Assim, a decisão do STF de abrir em 2019 uma investigação sem provocação da PGR, o que é incomum, pode acabar se tornando um instrumento de intimidação por parte do Judiciário. Essa também é a avaliação do procurador-geral da República, Augusto Aras.

Na última sessão do Conselho Superior do Ministério Público Federal, o chefe da PGR classificou a decisão do STJ como “extremamente grave e preocupante” e disse que não descarta acionar até a Corte Interamericana de Direitos Humanos para impedir a investigação.

Segundo o procurador-geral, o precedente aberto pelo STJ é perigoso e tribunais regionais podem adotar a mesma medida para apurar a conduta de promotores e procuradores.

Aras fez essa referência porque o STJ abriu a investigação justamente para apurar a conduta de procuradores da Lava Jato. Os integrantes da operação tiveram seus celulares hackeados e, mais tarde, os invasores foram presos pela Polícia Federal.

Em um dos diálogos apreendidos que estão sob a guarda da corporação, os investigadores revelam a intenção de investigar a “evolução patrimonial” de ministros do STJ sem autorização da Justiça e de maneira ilegal.

Há outras decisões citadas como exemplos de uma jurisprudência excepcional que o STF vem criando para conter Bolsonaro.

São mencionados como exemplo o veto à posse do delegado Alexandre Ramagem no comando da Polícia Federal, a liminar do ministro Luiz Fux delimitando as atribuições das Forças Armadas e a suspensão do decreto que zerava a alíquota sobre a importação de armas.

O professor e doutor em Direito Constitucional Ademar Borges, que estuda o comportamento do STF, afirma ter a impressão de que “a maior parte do STF concorda com a tese de que a democracia brasileira está em crise” e que é devido a isso que o Supremo vem tomando decisões pouco vistas antes.

“Esse diagnóstico impactou o comportamento decisório do STF no último ano?
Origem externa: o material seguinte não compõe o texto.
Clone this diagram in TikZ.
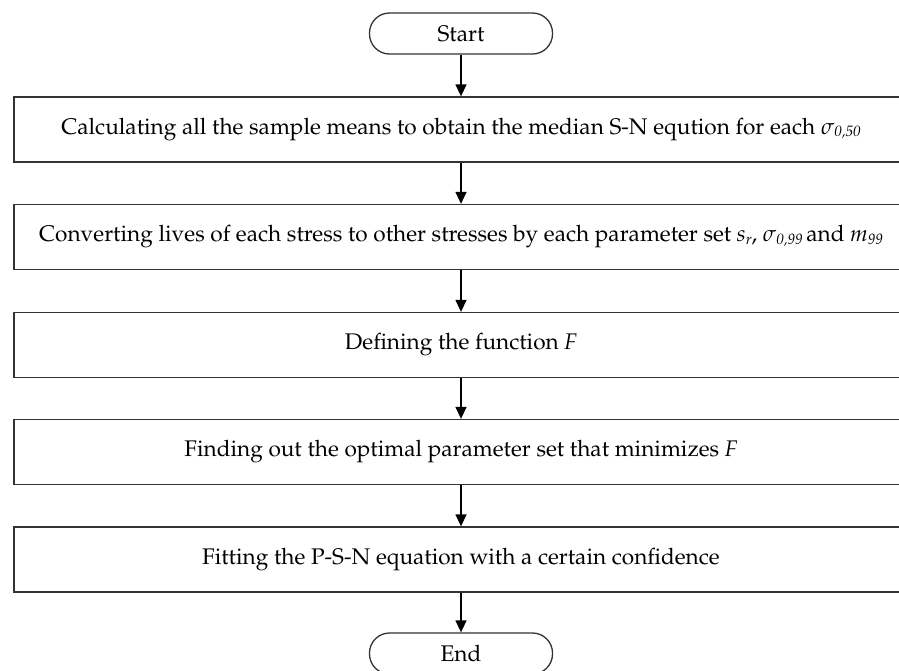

Sim, não há dúvida de que o Supremo tem adotado uma postura mais proativa no controle de atos do Executivo e do Legislativo com o claro objetivo de proteger a democracia”, diz.

Segundo ele, no meio acadêmico essa jurisprudência da crise do Supremo tem apoio na noção de “democracia militante”, termo que surgiu na Alemanha no período que antecedeu a ascensão do nazismo.

“O que se procura enfatizar por meio dessa noção é que a democracia e suas instituições devem estar devidamente preparadas para acionar certos mecanismos de defesa contra ameaças autoritárias.”

Ele pondera, no entanto, que o Supremo precisa adotar cautela nessa atuação mais proativa “para impedir que essas decisões sejam usadas em outros contextos com propósitos contrários à pretendida tutela da democracia”.